What changed in the 1500s?
From the mid-1500s, England became a mostly Protestant country. King Henry VIII wanted to divorce his first wife, but the pope wouldn’t let him. So in 1534, Henry appointed himself the head of the new Church of England and broke away from the Catholic Church. The reigns of his children King Edward VI (1547–1553) and Queen Elizabeth I (1558–1603) led England even closer to Protestantism.

What did this mean for the Cheapside Cross?
The famous Cheapside Cross became a target. Some Protestants rejected religious images, like those on the Cross, as they believed it led people to worship idols, rather than God. They called for the monument to be removed, but the royal family and City of London authorities wanted to protect it. The Protestants even tried to argue it was a traffic hazard. This tactic failed, too.

How was the Cheapside Cross eventually taken down?
Over the next few decades, the Cross was attacked, damaged and restored a number of times. Eventually, near the start of the Civil Wars (1642–1651), Parliament established a committee “for the demolition of monuments of superstition and idolatry”. In simpler terms – to destroy Catholic imagery.
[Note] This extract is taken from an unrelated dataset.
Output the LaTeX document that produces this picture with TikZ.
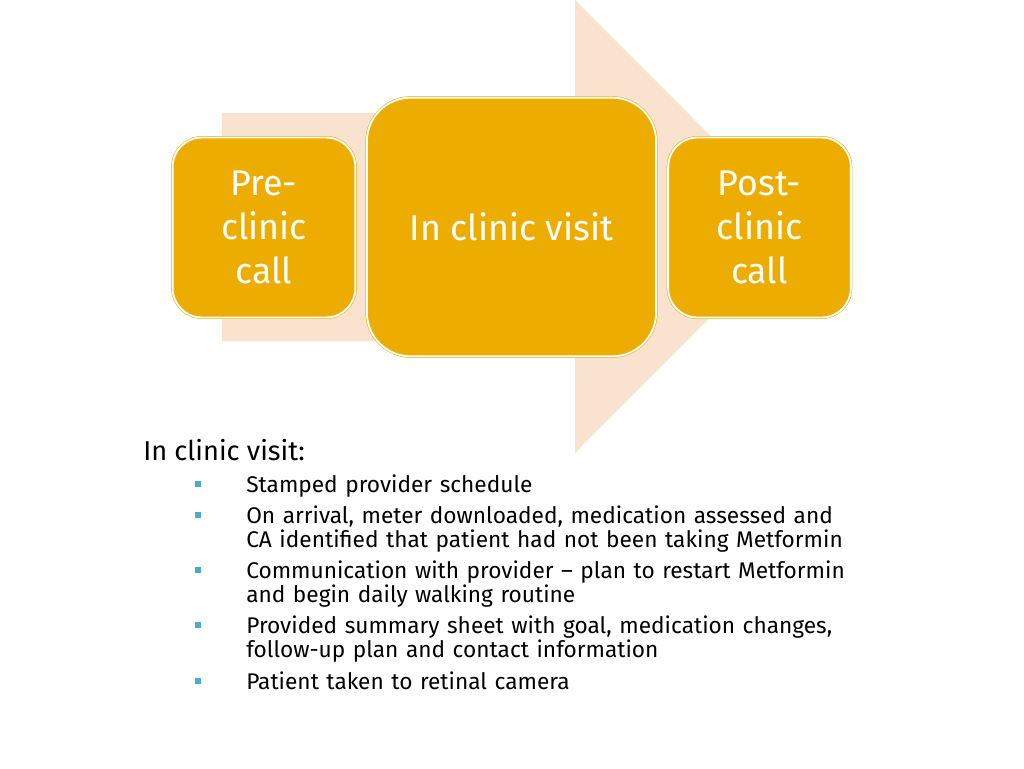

The Cheapside Cross was dismantled by workmen under the protection of soldiers in May 1643.

What’s left of the Cheapside Cross?
The lead statues were melted down, remoulded into bullets and used during the Civil Wars. Unlike the Charing monument, we don’t have a replica Cheapside Cross to look at today. All that’s left are two stone slabs that were found in 1838 during works to build a new sewer along the street. Both are now in our collection.